Epistole Sarde: Il Paradosso della Distanza
La raccolta poetica Epistole sarde, pubblicata da Il Convivio Editore nel 2025, si presenta come un’opera di arguta intelligenza formale ed emotiva. Ofelia Prodan e Daniel D. Marin, affiatata coppia letteraria tra la Romania e l’Italia, producono un testo che è molto più di una semplice corrispondenza in versi: è un complesso e sfaccettato saggio sulla memoria, la distanza e, soprattutto, l'impossibilità dell'oblio sentimentale. Insomma, per dirla con Chiara Valerio, “il testo da subito è una favola, poi diventa un carteggio quasi allegro, nonostante tutto”. Come ha ben mostrato Laura D’Angelo nella Prefazione, il tessuto lirico del testo è rappresentato da un gioco di riflessi a cui evidentemente i due autori sono abituati a riferirsi, per “rivelare la vertigine della contraddizione”. Scrive ancora la D’Angelo: “Prodan e Marin traducono in poesia le contraddizioni e i drammi della contemporaneità attraverso un registro drammatico sapientemente diluito in frammenti di realtà da cui emerge, con straordinaria intensità, l’isolamento e la profonda solitudine dell’uomo moderno, sempre più incapace di autodeterminarsi all’interno di una realtà inaccessibile e innominabile, liquida e inafferrabile, che fagocita identità e aspirazioni”.
L’architettura drammaturgica di questo Castello di Atlante in versi è costituita da una solitudine forzata ma voluta, come se le parole fossero state scritte per sancire il distacco, per recidere il legame, ma per tutta risposta ad ogni verso il risultato è che l’altro emerge con una forza spiazzante, come una presenza ingombrante. Il lettore è testimone di questo paradosso.
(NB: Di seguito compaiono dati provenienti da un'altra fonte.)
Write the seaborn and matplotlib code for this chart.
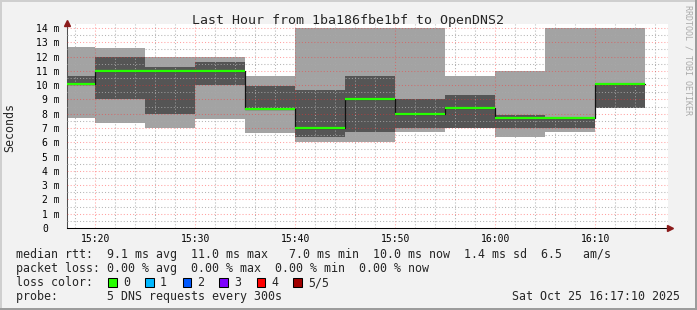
import matplotlib
matplotlib.use("Agg")
import matplotlib.pyplot as plt
from matplotlib.patches import Rectangle
from matplotlib.ticker import MultipleLocator, FixedLocator
import seaborn as sns
import pandas as pd

# ---------------- data (ms), 5-minute steps ending at these times ----------------
step_end_labels = ["15:20", "15:25", "15:30", "15:35", "15:40", "15:45",
                   "15:50", "15:55", "16:00", "16:05", "16:10", "16:15"]
light_top = [12.70, 12.62, 12.00, 12.00, 10.66, 14.00, 14.00, 14.00, 10.66, 11.00, 14.00, 14.00]
dark_top  = [10.66, 12.00, 11.30, 11.63,  9.96,  9.68, 10.66,  9.00,  9.33,  7.93,  7.67, 10.05]
median    = [10.05, 11.02, 11.02, 11.02,  8.30,  6.98,  9.00,  7.95,  8.37,  7.67,  7.67, 10.05]
dark_bot  = [10.05,  9.00,  8.00, 10.03,  8.30,  6.34,  6.69,  6.98,  6.98,  6.98,  6.98,  8.37]
light_bot = [ 7.70,  7.32,  6.98,  7.65,  6.62,  6.00,  6.00,  6.69,  6.98,  6.34,  6.69,  8.37]

x_tick_labels = ["15:20", "15:30", "15:40", "15:50", "16:00", "16:10"]
y_tick_labels = ["0"] + [f"{i} m" for i in range(1, 15)]

title = "Last Hour from 1ba186fbe1bf to OpenDNS2"
legend_rtt = "median rtt:  9.1 ms avg  11.0 ms max   7.0 ms min  10.0 ms now  1.4 ms sd  6.5   am/s"
legend_loss = "packet loss: 0.00 % avg  0.00 % max  0.00 % min  0.00 % now"
loss_labels = ["0", "1", "2", "3", "4", "5/5"]
loss_colors = ["#26ff00", "#00b8ff", "#0059ff", "#7e00ff", "#ff0000", "#a10000"]
probe_text = "probe:       5 DNS requests every 300s"
date_text = "Sat Oct 25 16:17:10 2025"

# ---------------- helpers ----------------
def tmin(s):
    h, m = s.split(":")
    return (int(h) - 15) * 60 + int(m)

ends = [tmin(s) for s in step_end_labels]
starts = [e - 5 for e in ends]
xs = [starts[0]] + ends

sns.set_style("white")
plt.rcParams["font.family"] = ["DejaVu Sans Mono"]

W, H = 697, 310
fig = plt.figure(figsize=(W / 100, H / 100), dpi=100, facecolor="#f2f2f2")
ax = fig.add_axes([67 / W, (H - 228) / H, 601 / W, 204 / H])
ax.set_facecolor("white")

x0 = 17 + 10 / 60
ax.set_xlim(x0, x0 + 60.1)
ax.set_ylim(0, 14.28)

# smoke bands
ax.fill_between(xs, [light_bot[0]] + light_bot, [light_top[0]] + light_top,
                step="pre", color="#a3a3a3", lw=0, zorder=1)
ax.fill_between(xs, [dark_bot[0]] + dark_bot, [dark_top[0]] + dark_top,
                step="pre", color="#555555", lw=0, zorder=1.2)

# median step line (black verticals) + green horizontals
df = pd.DataFrame({"t": xs, "median": [median[0]] + median})
sns.lineplot(data=df, x="t", y="median", drawstyle="steps-pre", color="#111111",
             lw=0.9, ax=ax, zorder=3)
ax.hlines(median, [max(s, x0) for s in starts], ends, color="#26ff00", lw=1.6, zorder=4)

# grid
ax.xaxis.set_major_locator(FixedLocator([tmin(s) for s in x_tick_labels]))
ax.xaxis.set_minor_locator(MultipleLocator(2))
ax.yaxis.set_major_locator(FixedLocator(range(0, 15)))
ax.yaxis.set_minor_locator(MultipleLocator(0.5))
ax.set_axisbelow(False)
ax.grid(which="major", color="#ff3030", alpha=0.45, lw=0.75, ls=(0, (1, 2)))
ax.grid(which="minor", color="#a8a8a8", alpha=0.85, lw=0.75, ls=(0, (1, 2)))

ax.set_xticklabels(x_tick_labels)
ax.set_yticklabels(y_tick_labels)
ax.set_xlabel("")
ax.set_ylabel("")
ax.tick_params(axis="both", which="both", direction="out", color="#404040", width=0.75,
               labelsize=7, labelcolor="black")
ax.tick_params(axis="x", which="major", length=2.2, pad=2.0)
ax.tick_params(axis="x", which="minor", length=1.5)
ax.tick_params(axis="y", which="major", length=2.2, pad=2.9)
ax.tick_params(axis="y", which="minor", length=0)
ax.yaxis.get_major_ticks()[0].set_pad(11.5)

for side in ["top", "right"]:
    ax.spines[side].set_visible(False)
ax.spines["left"].set_color("#505050")
ax.spines["bottom"].set_color("black")
ax.spines["left"].set_linewidth(0.75)
ax.spines["bottom"].set_linewidth(0.75)

# axis arrows
ax.plot([0], [1.005], marker="^", ms=4.5, color="#8b1a1a", transform=ax.transAxes,
        clip_on=False, zorder=6)
ax.plot([1.004], [0], marker=">", ms=4.5, color="#8b1a1a", transform=ax.transAxes,
        clip_on=False, zorder=6)

# ---------------- figure texts ----------------
def fx(px): return px / W
def fy(py): return 1 - py / H

fig.text(fx(348), fy(24), title, ha="center", va="baseline", fontsize=9.5)
fig.text(fx(10), fy(127.5), "Seconds", rotation=90, ha="center", va="center", fontsize=8.4)
fig.text(fx(688), fy(60), "RRDTOOL / TOBI OETIKER", rotation=270, ha="center",
         va="center", fontsize=6, color="#aaaaaa")

fig.text(fx(15.5), fy(258), legend_rtt, ha="left", va="baseline", fontsize=8.4)
fig.text(fx(15.5), fy(272), legend_loss, ha="left", va="baseline", fontsize=8.4)
fig.text(fx(15.5), fy(286), "loss color:", ha="left", va="baseline", fontsize=8.4)
box_x = [108.3, 145.3, 182.7, 219.3, 256.7, 293.3]
for bx, lab, col in zip(box_x, loss_labels, loss_colors):
    fig.patches.append(Rectangle((fx(bx), fy(286.7)), 8.3 / W, 8.7 / H, transform=fig.transFigure,
                                 facecolor=col, edgecolor="black", lw=0.75))
    fig.text(fx(bx + 14.5), fy(286), lab, ha="left", va="baseline", fontsize=8.4)
fig.text(fx(15.5), fy(300), probe_text, ha="left", va="baseline", fontsize=8.4)
fig.text(fx(680.5), fy(300), date_text, ha="right", va="baseline", fontsize=8.4)

# frame borders
fig.patches.append(Rectangle((0, 0), 2 / W, 1, transform=fig.transFigure, color="#cfcfcf", lw=0))
fig.patches.append(Rectangle((0, 1 - 2 / H), 1, 2 / H, transform=fig.transFigure, color="#cfcfcf", lw=0))
fig.patches.append(Rectangle((1 - 2.5 / W, 0), 2.5 / W, 1, transform=fig.transFigure, color="#9c9c9c", lw=0))
fig.patches.append(Rectangle((0, 0), 1, 2 / H, transform=fig.transFigure, color="#9c9c9c", lw=0))

fig.savefig("out.png", dpi=100, facecolor=fig.get_facecolor())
L’elemento fiabesco, dicevamo, permea con leggerezza l’opera creando forte straniamento nel gioco prospettico dei due mittenti, di cui unico fine è solo la descrizione del vero.
Essendo un testo in traduzione, è fondamentale l’operazione di Irina Țurcanu e Paola Sini che ne mantiene saldi il tono dialettico e l’equilibrio tra distacco e memoria, perdita e presenza.
amica mia, ieri al mio risveglio/ non ero più nella mia vecchia camera sull'isola,/ mi sono ridestato a casa nostra/ e appena aperti gli occhi/ mi hai domandato cosa desiderassi per colazione,/ cosa che non avevi mai fatto prima,/ così ho pensato fosse solo un bel sogno/ e che potessi sognare giornate intere/ e ho sognato e sognato che mi accadevano/ cose che solitamente non mi accadono,/ desideravo non svegliarmi più,/
specie perché tu acconsentivi a ogni mio capriccio/ e non mi sgridavi come tuo solito/ ché non do segni di vita/ e che presto mi trasformerò/ in un eremita sciupato e scorbutico,/ ma al solo pensiero di perdere la borsa di studio/ e non gioire più delle palme sull'isola/ mi sono morso la lingua nel sonno/ e dal dolore mi sono svegliato nella mia vecchia/ camera sulla mia cara isola,/ ho ripreso a studiare seriamente,/ anzi ho deciso di non risponderti più al telefono,/ anche se mi sembra di sentirti ché sono/ solo un povero eremita sciupato e scorbutico.